Libraries and Freely Available Materials 2008 September 16
In a recent blog post, about IGeLU 2008, I mentioned a discussion about why you would include free e-books in your e-book discovery layer. This discussion got me thinking a little more about “acquiring” freely available e-resources. I have heard various librarians, in different ways, express that if they did not somehow purchase or otherwise actively select an item, it is somehow less valuable. I have no problem with the select portion, but I do have a problem with the idea that freely available stuff is, by its nature, less useful to include in your discovery layer. Yes, here are some low quality free e-resources, but in many cases the free content is as good, if not better, than stuff one has to purchase.
Identifying quality, freely available e-books and other e-resources might be an area that subject librarians can work in when the acquisition budget is spent, or drastically cut, for the year. This is also an area where groups of subject librarians from different institutions can effectively cooperate to identify quality e-books to include in each other’s collections. I know that this already happens to some extent with Web resources (for example, within WESS), but this could be expanded more and could focus on books, open access journals, and articles/book chapters held within scholarly repositories.
I don’t know of any specific tool designed to facilitate this kind of collaboration. Sending e-mails or editing a wiki might not be good enough. We would need an easy way for librarians to identify resources (maybe using a browser toolbar or widget) that will store these items in a centralized place, and allow libraries to extract the items in there subject areas for bulk inclusion into an ILS or other discovery layer. I am sure we already have some of the tools that can facilitate at least portions of this, but I don’t know if we have a way that allows for this to be done easily and quickly. Even if we did, we have an issue that not all of these resources have quality metadata associated with them. Who will create this metadata? While subject librarians are trained and have experience with identifying materials for their collections, often that are not trained or have experience with cataloging and/or creating metadata.

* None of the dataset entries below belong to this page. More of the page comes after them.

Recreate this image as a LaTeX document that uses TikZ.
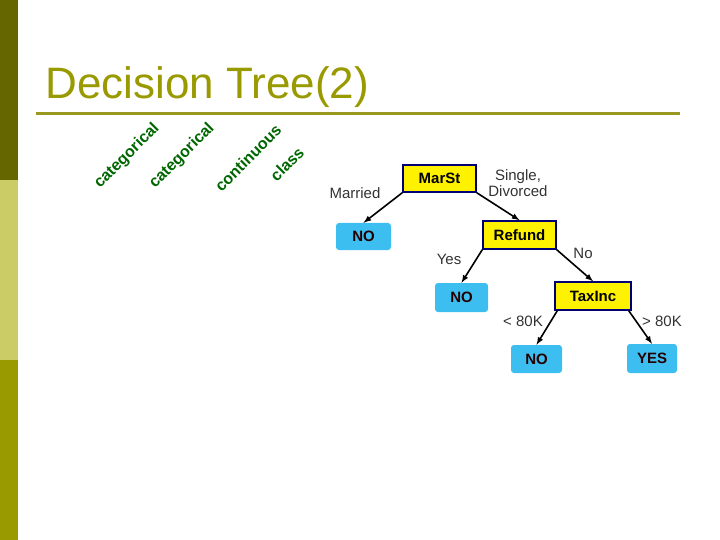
\documentclass[tikz,border=0pt]{standalone}
\usepackage{fontspec}
\setmainfont{Liberation Sans}
\begin{document}
\begin{tikzpicture}[x=1pt,y=-1pt,
 dec/.style={draw=blue!45!black,line width=1.5pt,fill=yellow,font=\bfseries\fontsize{15}{17}\selectfont,inner sep=0pt},
 leaf/.style={fill=leafc,rounded corners=3pt,font=\bfseries\fontsize{15}{17}\selectfont,text=black!85!red,inner sep=0pt},
 lab/.style={font=\fontsize{15}{16}\selectfont,text=black!80,align=center},
 rot/.style={rotate=45,font=\bfseries\fontsize{16}{18}\selectfont,text=green!40!black},
 arr/.style={-latex,line width=1.6pt}]
\definecolor{leafc}{RGB}{60,190,240}
\useasboundingbox (0,0) rectangle (720,540);
\fill[fill={rgb,255:red,102;green,102;blue,0}] (0,0) rectangle (18,180);
\fill[fill={rgb,255:red,204;green,204;blue,102}] (0,180) rectangle (18,360);
\fill[fill={rgb,255:red,153;green,153;blue,0}] (0,360) rectangle (18,540);
\draw[line width=3pt,draw={rgb,255:red,153;green,153;blue,34}] (36,114) -- (680,114);
\node[anchor=base west,text={rgb,255:red,153;green,153;blue,0},font=\fontsize{44}{50}\selectfont] (title) at (42,99) {Decision Tree(2)};
\node[rot] (c1) at (127,156) {categorical};
\node[rot] (c2) at (182,156) {categorical};
\node[rot] (c3) at (248,158) {continuous};
\node[rot] (c4) at (287,164) {class};
\node[dec,minimum width=73,minimum height=27] (mar) at (439.5,178.5) {MarSt};
\node[dec,minimum width=73,minimum height=28] (ref) at (519.5,235) {Refund};
\node[dec,minimum width=76,minimum height=28] (tax) at (593,296) {TaxInc};
\node[leaf,minimum width=55,minimum height=27] (n1) at (363.5,236.5) {NO};
\node[leaf,minimum width=53,minimum height=29] (n2) at (461.5,297.5) {NO};
\node[leaf,minimum width=51,minimum height=28] (n3) at (536.5,359) {NO};
\node[leaf,minimum width=50,minimum height=29] (n4) at (652,358.5) {YES};
\draw[arr] (mar.south west) -- (n1.north);
\draw[arr] (mar.south east) -- (ref.north);
\draw[arr] (ref.south west) -- (n2.north);
\draw[arr] (ref.south east) -- (tax.north);
\draw[arr] ([xshift=3]tax.south west) -- (n3.north);
\draw[arr] ([xshift=-3]tax.south east) -- (n4.north);
\node[lab] (l1) at (355,193) {Married};
\node[lab] (l2) at (518,183) {Single,\\Divorced};
\node[lab] (l3) at (449,259) {Yes};
\node[lab] (l4) at (583,253) {No};
\node[lab] (l5) at (523,321) {< 80K};
\node[lab] (l6) at (662,321) {> 80K};
\end{tikzpicture}
\end{document}
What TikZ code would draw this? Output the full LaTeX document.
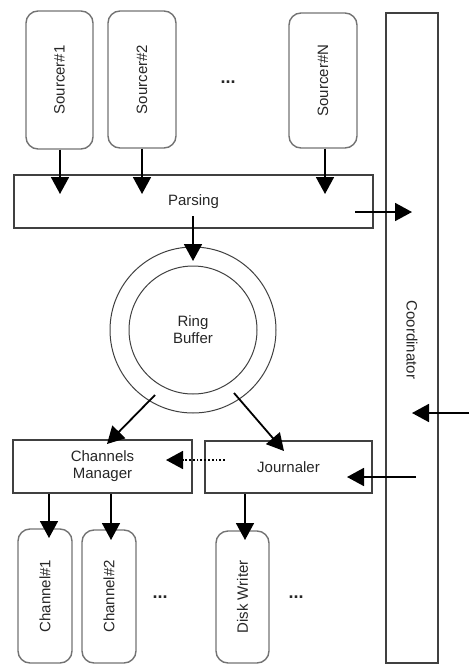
\documentclass[tikz,border=0pt]{standalone}
\usepackage{fontspec}
\setmainfont{Liberation Sans}
\usetikzlibrary{arrows.meta,calc}
\begin{document}
\begin{tikzpicture}[x=1pt,y=-1pt,
  every node/.style={font=\fontsize{15}{17}\selectfont, text=black!85, align=center},
  roundbox/.style={draw=black!55, line width=1.4pt, rounded corners=12pt, inner sep=0pt},
  sqbox/.style={draw=black!75, line width=2.4pt, inner sep=0pt},
  ringc/.style={draw=black!75, line width=1pt, circle, inner sep=0pt},
  arr/.style={line width=1.8pt, -{Triangle[length=17pt,width=18pt]}},
  dots/.style={font=\fontsize{18}{18}\selectfont\bfseries}
]
\useasboundingbox (0,0) rectangle (469,664);

% sourcers
\node[roundbox, minimum width=67pt, minimum height=138pt] (s1) at (59.5,80) {};
\node[rotate=90] at (s1.center) {Sourcer\#1};
\node[roundbox, minimum width=68pt, minimum height=137pt] (s2) at (142,79.5) {};
\node[rotate=90] at (s2.center) {Sourcer\#2};
\node[roundbox, minimum width=68pt, minimum height=135pt] (sn) at (323,80.5) {};
\node[rotate=90] at (sn.center) {Sourcer\#N};
\node[dots] (d1) at (228,82) {...};

% parsing
\node[sqbox, minimum width=359pt, minimum height=53pt] (parsing) at (193.5,201.5) {Parsing};

% coordinator
\node[sqbox, minimum width=52pt, minimum height=650pt] (coord) at (412,338) {};
\node[rotate=-90] at (412,340) {Coordinator};

% ring buffer
\node[ringc, minimum size=166pt] (outer) at (193,330) {};
\node[ringc, minimum size=128pt] (ring) at (193,330) {Ring\\Buffer};

% managers
\node[sqbox, minimum width=179pt, minimum height=53pt] (cm) at (102.5,466.5) {Channels\\Manager};
\node[sqbox, minimum width=167pt, minimum height=52pt] (jr) at (288.5,467) {Journaler};

% channels
\node[roundbox, minimum width=54pt, minimum height=134pt] (c1) at (45,596) {};
\node[rotate=90] at (c1.center) {Channel\#1};
\node[roundbox, minimum width=54pt, minimum height=133pt] (c2) at (109,596.5) {};
\node[rotate=90] at (c2.center) {Channel\#2};
\node[roundbox, minimum width=53pt, minimum height=132pt] (dw) at (242.5,597) {};
\node[rotate=90] at (dw.center) {Disk Writer};
\node[dots] (d2) at (160,597) {...};
\node[dots] (d3) at (296,597) {...};

% coordinates
\coordinate (s1t) at (60,194);
\coordinate (s2t) at (142,194);
\coordinate (snt) at (325,194);
\coordinate (pcs) at (355,212);
\coordinate (pcr) at (193,216);
\coordinate (prt) at (193,261);
\coordinate (rcs) at (155,395);
\coordinate (rct) at (107,444);
\coordinate (rjs) at (234,393);
\coordinate (rjt) at (284,451);
\coordinate (jds) at (225,460);
\coordinate (jdt) at (166,460);
\coordinate (cjs) at (416,477);
\coordinate (cjt) at (347,477);
\coordinate (ext) at (469,413);
\coordinate (c1t) at (49,538);
\coordinate (c2t) at (111,540);
\coordinate (dwt) at (245,540);

\draw[arr] (s1.south -| s1t) -- (s1t);
\draw[arr] (s2.south -| s2t) -- (s2t);
\draw[arr] (sn.south -| snt) -- (snt);
\draw[arr] (pcs) -- (coord.center |- pcs);
\draw[arr] (pcr) -- (prt);
\draw[arr] (rcs) -- (rct);
\draw[arr] (rjs) -- (rjt);
\draw[arr, dotted] (jds) -- (jdt);
\draw[arr] (cjs) -- (cjt);
\draw[arr] (ext) -- (coord.center |- ext);
\draw[arr] (cm.south -| c1t) -- (c1t);
\draw[arr] (cm.south -| c2t) -- (c2t);
\draw[arr] (jr.south -| dwt) -- (dwt);
\end{tikzpicture}
\end{document}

I’ll have to think about this more and possibly talk with some other librarians to see what we would need for this to work on a large scale, what is already there that can help, and how can the collaborative nature of this type of project could work. Oh yea, the other thing to ask is it really worthwhile? Maybe just taking everything in a particular collection of e-books is not a bad idea when compared with the cost and effort selecting individual titles. We typically already select a whole group of content put together by a vendor with journal databases were a vendor includes X number of titles. If we were choosing them one by one, I’m sure there are a lot of titles in these database bundles we have little or no use for. Maybe this approach will be sufficient with freely available e-books? But I still think the idea of cooperatively identifying free e-books is something that librarians need to explore more thoroughly.